== Stated problem ==
Leaving out all pictures, copy exactly the lines from the one containing "Reproduce this chart with Chart.js." down to the one containing "labels.push('2025-03-31');", both of them included.

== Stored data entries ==
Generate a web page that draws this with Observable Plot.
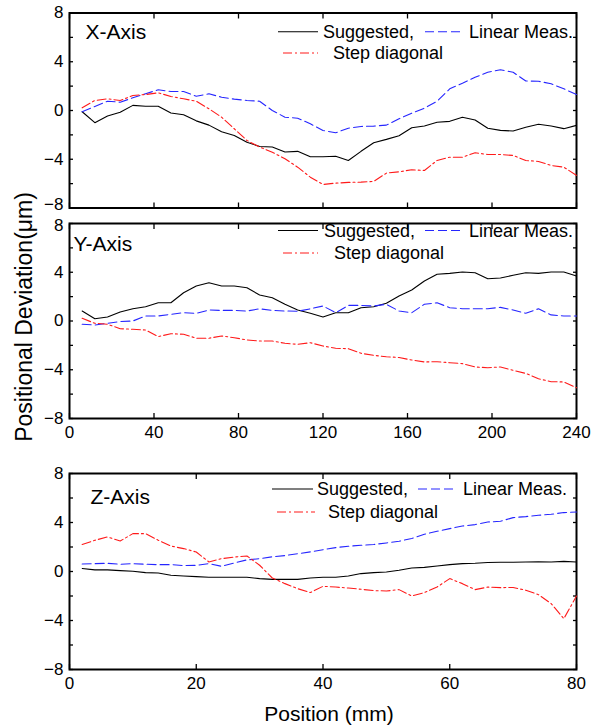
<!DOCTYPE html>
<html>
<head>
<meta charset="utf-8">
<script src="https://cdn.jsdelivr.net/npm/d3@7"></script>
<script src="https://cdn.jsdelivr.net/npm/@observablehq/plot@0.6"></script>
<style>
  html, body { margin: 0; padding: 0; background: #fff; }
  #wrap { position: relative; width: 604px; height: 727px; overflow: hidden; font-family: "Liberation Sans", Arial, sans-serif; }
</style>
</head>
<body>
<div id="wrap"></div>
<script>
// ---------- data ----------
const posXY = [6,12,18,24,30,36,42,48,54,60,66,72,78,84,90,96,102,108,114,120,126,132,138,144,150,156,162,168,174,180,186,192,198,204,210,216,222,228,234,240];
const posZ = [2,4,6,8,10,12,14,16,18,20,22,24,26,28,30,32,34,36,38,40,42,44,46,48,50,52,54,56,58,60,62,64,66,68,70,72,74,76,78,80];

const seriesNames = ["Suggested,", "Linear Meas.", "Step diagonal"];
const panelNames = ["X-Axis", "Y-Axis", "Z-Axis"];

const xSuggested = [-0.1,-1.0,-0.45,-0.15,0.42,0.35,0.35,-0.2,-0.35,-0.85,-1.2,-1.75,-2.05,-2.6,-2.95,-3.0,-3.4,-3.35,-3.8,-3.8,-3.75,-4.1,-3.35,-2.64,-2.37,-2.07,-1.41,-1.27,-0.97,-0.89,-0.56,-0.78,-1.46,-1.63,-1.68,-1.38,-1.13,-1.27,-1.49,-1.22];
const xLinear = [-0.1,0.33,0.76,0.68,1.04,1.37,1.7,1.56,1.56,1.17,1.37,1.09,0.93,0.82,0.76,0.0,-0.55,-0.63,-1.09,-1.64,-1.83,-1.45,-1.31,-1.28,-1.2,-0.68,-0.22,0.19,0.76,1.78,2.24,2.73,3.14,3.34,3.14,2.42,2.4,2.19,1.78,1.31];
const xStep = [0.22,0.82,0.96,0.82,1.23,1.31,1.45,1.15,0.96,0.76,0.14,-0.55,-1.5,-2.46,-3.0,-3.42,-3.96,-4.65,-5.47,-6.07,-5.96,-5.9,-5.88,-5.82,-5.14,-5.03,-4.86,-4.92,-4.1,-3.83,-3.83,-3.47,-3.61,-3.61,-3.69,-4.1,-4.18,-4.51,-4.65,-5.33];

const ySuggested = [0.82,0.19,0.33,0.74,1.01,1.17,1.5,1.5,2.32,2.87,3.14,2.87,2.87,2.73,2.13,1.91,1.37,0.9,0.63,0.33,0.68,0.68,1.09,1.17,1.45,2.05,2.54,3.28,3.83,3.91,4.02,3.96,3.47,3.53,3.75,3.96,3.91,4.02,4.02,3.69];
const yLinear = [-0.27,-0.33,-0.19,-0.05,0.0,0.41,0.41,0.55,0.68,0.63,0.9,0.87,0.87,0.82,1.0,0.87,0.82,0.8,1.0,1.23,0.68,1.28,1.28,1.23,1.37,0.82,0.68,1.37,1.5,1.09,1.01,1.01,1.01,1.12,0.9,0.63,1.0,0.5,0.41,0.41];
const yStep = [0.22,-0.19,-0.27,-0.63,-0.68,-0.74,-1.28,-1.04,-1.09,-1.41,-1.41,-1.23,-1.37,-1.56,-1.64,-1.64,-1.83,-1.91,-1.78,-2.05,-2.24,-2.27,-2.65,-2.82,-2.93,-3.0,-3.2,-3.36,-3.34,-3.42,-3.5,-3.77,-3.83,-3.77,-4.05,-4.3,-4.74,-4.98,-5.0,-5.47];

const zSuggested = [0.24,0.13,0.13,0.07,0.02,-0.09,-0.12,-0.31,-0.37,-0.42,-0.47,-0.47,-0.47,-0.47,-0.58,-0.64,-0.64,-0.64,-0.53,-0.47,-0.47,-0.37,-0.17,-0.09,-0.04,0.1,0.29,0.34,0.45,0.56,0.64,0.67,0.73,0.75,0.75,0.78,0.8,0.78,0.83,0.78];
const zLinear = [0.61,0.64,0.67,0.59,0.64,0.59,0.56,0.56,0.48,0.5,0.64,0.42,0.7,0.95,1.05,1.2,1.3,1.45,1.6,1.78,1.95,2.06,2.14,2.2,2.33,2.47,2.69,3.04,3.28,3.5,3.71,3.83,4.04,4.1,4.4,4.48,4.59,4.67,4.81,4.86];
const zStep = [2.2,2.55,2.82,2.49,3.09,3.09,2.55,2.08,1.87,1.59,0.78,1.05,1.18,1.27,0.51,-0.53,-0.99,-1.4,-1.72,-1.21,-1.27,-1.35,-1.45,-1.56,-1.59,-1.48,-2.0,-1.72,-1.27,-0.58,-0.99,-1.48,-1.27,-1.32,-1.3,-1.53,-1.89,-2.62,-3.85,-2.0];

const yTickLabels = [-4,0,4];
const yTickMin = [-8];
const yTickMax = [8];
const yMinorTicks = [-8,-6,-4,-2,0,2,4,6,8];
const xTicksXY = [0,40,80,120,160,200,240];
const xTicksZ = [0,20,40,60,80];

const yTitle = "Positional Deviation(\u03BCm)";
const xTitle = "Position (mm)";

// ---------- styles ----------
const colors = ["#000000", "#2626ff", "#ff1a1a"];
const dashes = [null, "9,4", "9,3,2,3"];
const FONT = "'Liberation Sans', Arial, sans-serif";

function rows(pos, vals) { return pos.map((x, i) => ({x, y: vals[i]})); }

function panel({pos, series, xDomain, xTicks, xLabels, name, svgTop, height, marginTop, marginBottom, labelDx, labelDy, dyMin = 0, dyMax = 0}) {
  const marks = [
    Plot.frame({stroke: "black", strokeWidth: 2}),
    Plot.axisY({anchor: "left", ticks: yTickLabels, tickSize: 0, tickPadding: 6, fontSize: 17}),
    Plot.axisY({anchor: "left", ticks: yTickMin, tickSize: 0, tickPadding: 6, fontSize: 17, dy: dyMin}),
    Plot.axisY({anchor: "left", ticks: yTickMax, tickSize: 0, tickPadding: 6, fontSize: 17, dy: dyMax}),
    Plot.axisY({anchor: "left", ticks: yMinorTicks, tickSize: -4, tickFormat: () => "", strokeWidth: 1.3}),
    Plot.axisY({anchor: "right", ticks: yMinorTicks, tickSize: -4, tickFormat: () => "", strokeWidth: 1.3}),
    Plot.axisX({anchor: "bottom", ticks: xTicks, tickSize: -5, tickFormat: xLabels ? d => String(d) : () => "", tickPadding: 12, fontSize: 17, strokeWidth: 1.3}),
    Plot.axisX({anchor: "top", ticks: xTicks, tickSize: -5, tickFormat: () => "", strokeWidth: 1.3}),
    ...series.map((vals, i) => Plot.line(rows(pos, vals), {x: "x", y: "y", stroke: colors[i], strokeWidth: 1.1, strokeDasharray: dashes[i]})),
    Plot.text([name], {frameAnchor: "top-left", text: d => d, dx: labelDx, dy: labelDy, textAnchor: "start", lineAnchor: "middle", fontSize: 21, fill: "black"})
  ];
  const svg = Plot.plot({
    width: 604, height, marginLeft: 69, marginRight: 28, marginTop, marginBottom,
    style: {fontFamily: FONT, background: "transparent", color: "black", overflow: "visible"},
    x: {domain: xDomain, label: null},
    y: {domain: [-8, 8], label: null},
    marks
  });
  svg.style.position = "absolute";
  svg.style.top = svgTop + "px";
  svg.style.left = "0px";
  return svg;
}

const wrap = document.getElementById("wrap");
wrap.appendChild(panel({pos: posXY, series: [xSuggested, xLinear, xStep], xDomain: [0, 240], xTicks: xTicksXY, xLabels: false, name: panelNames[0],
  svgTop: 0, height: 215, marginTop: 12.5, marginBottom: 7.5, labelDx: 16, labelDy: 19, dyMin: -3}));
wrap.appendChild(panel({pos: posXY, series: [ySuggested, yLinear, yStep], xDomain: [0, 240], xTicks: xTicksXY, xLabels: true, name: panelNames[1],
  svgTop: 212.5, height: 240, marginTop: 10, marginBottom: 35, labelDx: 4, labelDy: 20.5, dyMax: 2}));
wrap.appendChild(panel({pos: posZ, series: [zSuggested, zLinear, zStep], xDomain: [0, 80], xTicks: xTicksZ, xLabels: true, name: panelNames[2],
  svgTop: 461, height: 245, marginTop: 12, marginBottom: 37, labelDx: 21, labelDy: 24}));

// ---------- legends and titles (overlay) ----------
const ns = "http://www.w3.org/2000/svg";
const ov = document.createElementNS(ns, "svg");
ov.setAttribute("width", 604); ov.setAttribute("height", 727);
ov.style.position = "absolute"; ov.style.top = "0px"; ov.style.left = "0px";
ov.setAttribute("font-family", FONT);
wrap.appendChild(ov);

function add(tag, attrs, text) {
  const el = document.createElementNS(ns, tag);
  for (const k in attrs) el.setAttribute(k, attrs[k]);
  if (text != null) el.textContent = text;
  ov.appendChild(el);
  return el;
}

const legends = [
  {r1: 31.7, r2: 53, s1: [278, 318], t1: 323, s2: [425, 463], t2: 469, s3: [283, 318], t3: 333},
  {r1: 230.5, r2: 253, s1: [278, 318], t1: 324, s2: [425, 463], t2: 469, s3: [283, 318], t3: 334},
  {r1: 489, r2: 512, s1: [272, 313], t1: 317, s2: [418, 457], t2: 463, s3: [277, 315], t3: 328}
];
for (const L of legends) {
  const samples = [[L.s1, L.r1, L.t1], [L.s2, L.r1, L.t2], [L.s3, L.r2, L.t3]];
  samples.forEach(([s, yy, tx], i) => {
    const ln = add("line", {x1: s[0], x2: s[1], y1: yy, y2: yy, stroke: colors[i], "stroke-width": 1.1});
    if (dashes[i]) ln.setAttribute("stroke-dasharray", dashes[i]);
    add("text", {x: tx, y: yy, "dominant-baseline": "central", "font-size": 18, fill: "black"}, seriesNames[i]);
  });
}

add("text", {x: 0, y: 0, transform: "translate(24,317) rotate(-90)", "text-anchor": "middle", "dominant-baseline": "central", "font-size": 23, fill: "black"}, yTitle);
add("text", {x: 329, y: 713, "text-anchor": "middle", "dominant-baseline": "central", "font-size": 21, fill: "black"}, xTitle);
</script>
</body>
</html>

...

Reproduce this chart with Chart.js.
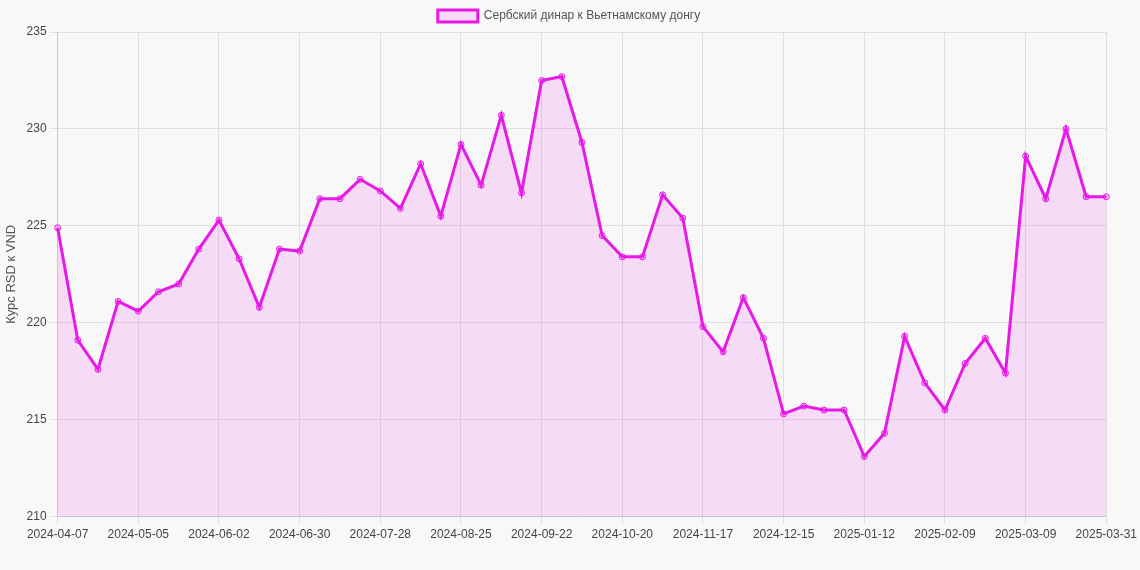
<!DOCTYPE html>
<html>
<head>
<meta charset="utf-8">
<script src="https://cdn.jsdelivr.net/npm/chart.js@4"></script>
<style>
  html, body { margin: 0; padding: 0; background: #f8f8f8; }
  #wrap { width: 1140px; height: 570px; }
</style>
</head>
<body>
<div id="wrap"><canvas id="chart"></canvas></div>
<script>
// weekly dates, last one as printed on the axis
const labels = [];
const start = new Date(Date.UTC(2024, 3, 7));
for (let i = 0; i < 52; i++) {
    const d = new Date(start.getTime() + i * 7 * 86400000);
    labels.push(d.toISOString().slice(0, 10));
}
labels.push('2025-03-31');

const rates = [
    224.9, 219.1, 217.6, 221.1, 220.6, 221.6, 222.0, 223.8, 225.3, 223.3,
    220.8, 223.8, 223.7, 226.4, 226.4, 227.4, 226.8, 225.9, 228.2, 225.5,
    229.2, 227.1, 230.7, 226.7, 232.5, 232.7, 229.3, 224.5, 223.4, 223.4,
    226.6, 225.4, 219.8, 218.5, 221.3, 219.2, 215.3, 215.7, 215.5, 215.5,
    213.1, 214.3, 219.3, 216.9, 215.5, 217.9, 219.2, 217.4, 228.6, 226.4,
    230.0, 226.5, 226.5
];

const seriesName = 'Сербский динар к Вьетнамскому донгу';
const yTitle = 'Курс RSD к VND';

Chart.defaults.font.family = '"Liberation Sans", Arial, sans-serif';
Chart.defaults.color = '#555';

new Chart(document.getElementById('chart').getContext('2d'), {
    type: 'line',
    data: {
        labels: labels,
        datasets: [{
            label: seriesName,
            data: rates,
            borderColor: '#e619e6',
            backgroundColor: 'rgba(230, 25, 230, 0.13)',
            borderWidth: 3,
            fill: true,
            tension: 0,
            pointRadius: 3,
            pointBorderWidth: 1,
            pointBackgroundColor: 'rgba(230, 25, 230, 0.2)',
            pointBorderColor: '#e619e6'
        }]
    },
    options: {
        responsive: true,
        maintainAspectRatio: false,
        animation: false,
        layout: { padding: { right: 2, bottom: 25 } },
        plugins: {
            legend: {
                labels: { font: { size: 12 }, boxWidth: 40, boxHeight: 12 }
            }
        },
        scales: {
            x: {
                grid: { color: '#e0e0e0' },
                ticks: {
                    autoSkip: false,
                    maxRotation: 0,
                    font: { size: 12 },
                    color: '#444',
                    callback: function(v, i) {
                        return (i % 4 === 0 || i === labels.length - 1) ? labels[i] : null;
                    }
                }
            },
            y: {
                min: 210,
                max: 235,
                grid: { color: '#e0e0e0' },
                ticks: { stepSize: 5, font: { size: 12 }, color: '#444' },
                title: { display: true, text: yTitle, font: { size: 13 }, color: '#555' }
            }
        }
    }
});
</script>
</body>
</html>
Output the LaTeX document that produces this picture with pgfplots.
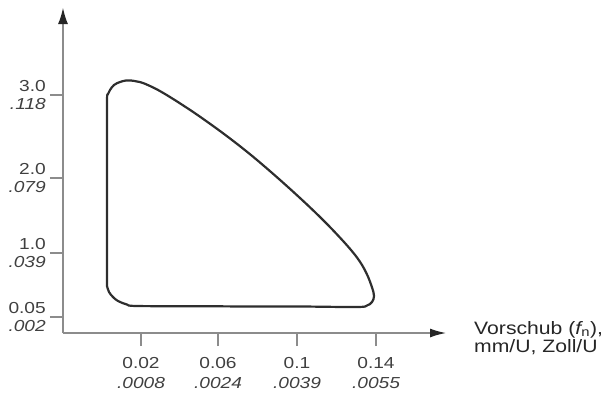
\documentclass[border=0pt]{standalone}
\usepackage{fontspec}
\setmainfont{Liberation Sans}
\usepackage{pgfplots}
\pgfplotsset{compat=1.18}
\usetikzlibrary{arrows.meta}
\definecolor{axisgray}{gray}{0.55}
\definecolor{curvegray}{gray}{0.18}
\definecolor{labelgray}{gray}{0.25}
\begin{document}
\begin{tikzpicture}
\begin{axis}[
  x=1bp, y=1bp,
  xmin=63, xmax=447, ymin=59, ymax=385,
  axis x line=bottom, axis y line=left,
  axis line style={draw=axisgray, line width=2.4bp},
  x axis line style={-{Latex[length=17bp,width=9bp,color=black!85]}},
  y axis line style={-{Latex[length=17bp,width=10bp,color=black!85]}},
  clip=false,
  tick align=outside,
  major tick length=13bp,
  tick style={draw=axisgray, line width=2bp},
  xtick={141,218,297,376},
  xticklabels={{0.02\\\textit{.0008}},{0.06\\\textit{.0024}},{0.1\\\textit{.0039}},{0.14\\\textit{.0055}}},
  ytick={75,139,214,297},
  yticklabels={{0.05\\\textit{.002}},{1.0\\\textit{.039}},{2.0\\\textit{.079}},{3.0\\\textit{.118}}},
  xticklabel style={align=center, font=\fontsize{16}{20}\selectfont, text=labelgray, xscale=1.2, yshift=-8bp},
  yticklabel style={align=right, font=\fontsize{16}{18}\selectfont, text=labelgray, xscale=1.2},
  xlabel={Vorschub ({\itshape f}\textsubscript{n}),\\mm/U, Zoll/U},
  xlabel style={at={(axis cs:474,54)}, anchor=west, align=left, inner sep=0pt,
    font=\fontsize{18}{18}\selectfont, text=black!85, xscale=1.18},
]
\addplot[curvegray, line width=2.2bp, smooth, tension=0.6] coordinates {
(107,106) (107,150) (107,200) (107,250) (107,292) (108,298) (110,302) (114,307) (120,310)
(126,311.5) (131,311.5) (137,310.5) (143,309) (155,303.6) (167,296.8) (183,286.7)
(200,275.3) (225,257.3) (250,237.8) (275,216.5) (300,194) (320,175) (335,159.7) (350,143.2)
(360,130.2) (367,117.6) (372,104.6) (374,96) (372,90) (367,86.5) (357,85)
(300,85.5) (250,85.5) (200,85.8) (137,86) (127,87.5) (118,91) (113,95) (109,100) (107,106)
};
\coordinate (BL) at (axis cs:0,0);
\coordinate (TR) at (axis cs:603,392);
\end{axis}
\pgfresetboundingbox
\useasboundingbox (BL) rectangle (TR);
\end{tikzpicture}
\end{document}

== Exercise output ==
Reproduce this chart with Chart.js.
<!DOCTYPE html>
<html>
<head>
<meta charset="utf-8">
<script src="https://cdn.jsdelivr.net/npm/chart.js@4"></script>
<style>
  html, body { margin: 0; padding: 0; background: #f8f8f8; }
  #wrap { width: 1140px; height: 570px; }
</style>
</head>
<body>
<div id="wrap"><canvas id="chart"></canvas></div>
<script>
// weekly dates, last one as printed on the axis
const labels = [];
const start = new Date(Date.UTC(2024, 3, 7));
for (let i = 0; i < 52; i++) {
    const d = new Date(start.getTime() + i * 7 * 86400000);
    labels.push(d.toISOString().slice(0, 10));
}
labels.push('2025-03-31');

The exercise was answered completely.